Will take a look at the item 1 issue (thanks!) and will fix item 2 soon.

michaelficarra commented 7 months ago

@ljharb The point about an unescaped delimiter (") and a possibly-confusing backslash still stands. We can just construct punctuators by concatenating the non-controversial characters as a string with the individual problematic code units. Thankfully order doesn't matter so it's easy to just stick them on the end.

michaelficarra commented 7 months ago

Let punctuators be the string-concatenation of "(){}[]|,.?*+-^$=<>/#&!%:;@~'`", the code unit 0x0022 (QUOTATION MARK), and the code unit 0x005C (REVERSE SOLIDUS).

ljharb commented 7 months ago

ah ok, gotcha, thanks.

ljharb commented 7 months ago

k, that's landed in c95db790abb5182897a73c0270adac4ffecc61b5.

ljharb commented 7 months ago

Filxed #71 to handle the surrogate pair stuff.

ljharb commented 7 months ago

@gibson042 @syg latest changes are landed; can you confirm if/that you've signed off?

gibson042 commented 7 months ago

Yep, that resolves the normative issues so works for me. I'll open PRs to demonstrate my editorial preferences.

ljharb commented 7 months ago

@syg given your stamp on #73, does that mean you've signed off?

syg commented 7 months ago

@syg given your stamp on https://github.com/tc39/proposal-regex-escaping/pull/73, does that mean you've signed off?

Yep, editorially lgtm.

ljharb commented 7 months ago

No advancement this meeting:

Once these are resolved, I'll return and re-ask for 2.7.

michaelficarra commented 7 months ago

@ljharb I imagine it means anything in ControlEscape, which doesn't have any alternative conditional on the UnicodeMode flag.

bakkot commented 7 months ago

Presumably also SyntaxCharacter and /, i.e. those characters which can be used in IdentityEscape even in u-mode RegExps.

bakkot commented 7 months ago

The other thing in CharacterEscape is \0. \0 is an interesting case, since you can't use it if the next character is an ASCII digit. I would favor not doing \0; \x00 is one of the few hex escapes you don't need to memorize.

waldemarhorwat commented 7 months ago

You can't do \0 for the NUL character because bad things could happen if the escaped string ended with a NUL and got concatenated with something that started with a digit. \x00 is fine for NUL.

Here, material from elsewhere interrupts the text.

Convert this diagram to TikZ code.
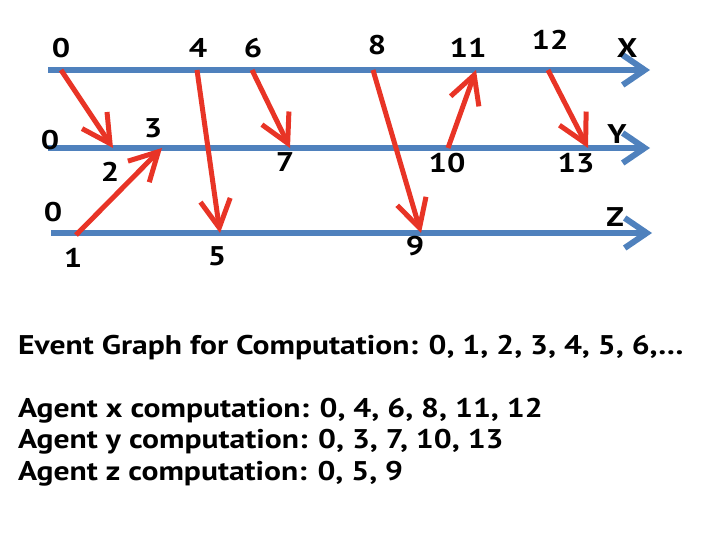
\documentclass[tikz,border=0pt]{standalone}
\usepackage{fontspec}
\setmainfont{PT Sans}
\newfontfamily\numfont[FakeStretch=1.2]{PT Sans Bold}
\newfontfamily\capfont[FakeStretch=1.17]{PT Sans Bold}
\usetikzlibrary{arrows.meta, positioning}
\definecolor{lineblue}{RGB}{79,129,189}
\definecolor{msgred}{RGB}{232,52,38}

\begin{document}
\begin{tikzpicture}[
    x=1pt, y=-1pt,
    timeline/.style={draw=lineblue, line width=6pt, -{Straight Barb[length=22pt,width=30pt]}},
    msg/.style={draw=msgred, line width=5pt, -{Straight Barb[length=28pt,width=30pt]}},
    num/.style={font=\numfont\fontsize{27}{30}\selectfont, inner sep=0pt},
    caption/.style={font=\capfont\fontsize{27}{30}\selectfont, inner sep=0pt, anchor=base west}
]
\useasboundingbox (0,0) rectangle (720,540);

% agent timelines
\coordinate (xstart) at (48,70);  \coordinate (xend) at (650,70);
\coordinate (ystart) at (48,148); \coordinate (yend) at (650,148);
\coordinate (zstart) at (51,233); \coordinate (zend) at (652,233);
\draw[timeline] (xstart) -- (xend);
\draw[timeline] (ystart) -- (yend);
\draw[timeline] (zstart) -- (zend);

% events
\coordinate (x0) at (61,70);
\coordinate (x4) at (197,70);
\coordinate (x6) at (252,70);
\coordinate (x8) at (373,70);
\coordinate (x11) at (476,70);
\coordinate (x12) at (548,70);
\coordinate (y2) at (113,148);
\coordinate (y3) at (162,148);
\coordinate (y7) at (290,148);
\coordinate (y10) at (448,148);
\coordinate (y13) at (588,148);
\coordinate (z1) at (76,235);
\coordinate (z5) at (220,233);
\coordinate (z9) at (421,233);

% messages
\draw[msg] (x0) -- (y2);
\draw[msg] (z1) -- (y3);
\draw[msg] (x4) -- (z5);
\draw[msg] (x6) -- (y7);
\draw[msg] (x8) -- (z9);
\draw[msg] (y10) -- (x11);
\draw[msg] (x12) -- (y13);

% event labels
\node[num] (lx0) at (61,48) {0};
\node[num] (lx4) at (198,48) {4};
\node[num] (lx6) at (253,48) {6};
\node[num] (lx8) at (377,45) {8};
\node[num] (lx11) at (468,48) {11};
\node[num] (lx12) at (550,40) {12};
\node[num] (lX) at (627,48) {X};
\node[num] (ly0) at (50,140) {0};
\node[num] (ly2) at (110,172) {2};
\node[num] (ly3) at (153,128) {3};
\node[num] (ly7) at (285,162) {7};
\node[num] (ly10) at (447,163) {10};
\node[num] (ly13) at (576,163) {13};
\node[num] (lY) at (617,134) {Y};
\node[num] (lz0) at (53,212) {0};
\node[num] (lz1) at (73,258) {1};
\node[num] (lz5) at (217,256) {5};
\node[num] (lz9) at (415,246) {9};
\node[num] (lZ) at (615,217) {Z};

% computation text
\node[caption] (graph) at (18,354) {Event Graph for Computation: 0, 1, 2, 3, 4, 5, 6,…};
\node[caption] (agentx) at (18,417) {Agent x computation: 0, 4, 6, 8, 11, 12};
\node[caption] (agenty) at (18,448.5) {Agent y computation: 0, 3, 7, 10, 13};
\node[caption] (agentz) at (18,480) {Agent z computation: 0, 5, 9};
\end{tikzpicture}
\end{document}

mevanlc commented 6 months ago

I've been watching the progress on this repo for a long time now. I just want to say I appreciate the hard work and careful thought everyone has put into this (including the upcoming work as well.) It's been fascinating observing the concerns and challenges that the web environment raises for ECMAScript that were not much of a concern for other languages that have long had the same feature. I am wondering if the repo owner(s) would consider opening the GitHub Discussions tab in order to allow more back-and-forth discussion with fewer concerns about constantly pinging the people watching the Issues? I am sure if anything interesting distills out of Discussions, people will be more than happy to filter the info back into Issues (I don't think there is an expectation that the owners will monitor / reply to discussions, besides the unlikely chance that moderation is needed.) Just a thought.

ljharb commented 6 months ago

I'm not sure there's any way to disable issue notifications while enabling discussion notifications, and I think the same expectations exist for both about owner responsiveness.

ljharb commented 5 months ago

@jridgewell @michaelficarra @gibson042 @syg the proposal has been updated, and a fresh review would be appreciated :-)

jridgewell commented 5 months ago

LGTM

gibson042 commented 5 months ago

Comments:

michaelficarra commented 5 months ago

All the same points as @gibson042, plus there's some wording things that I would change, but they wouldn't hold up stages 2.7/3. LGTM otherwise.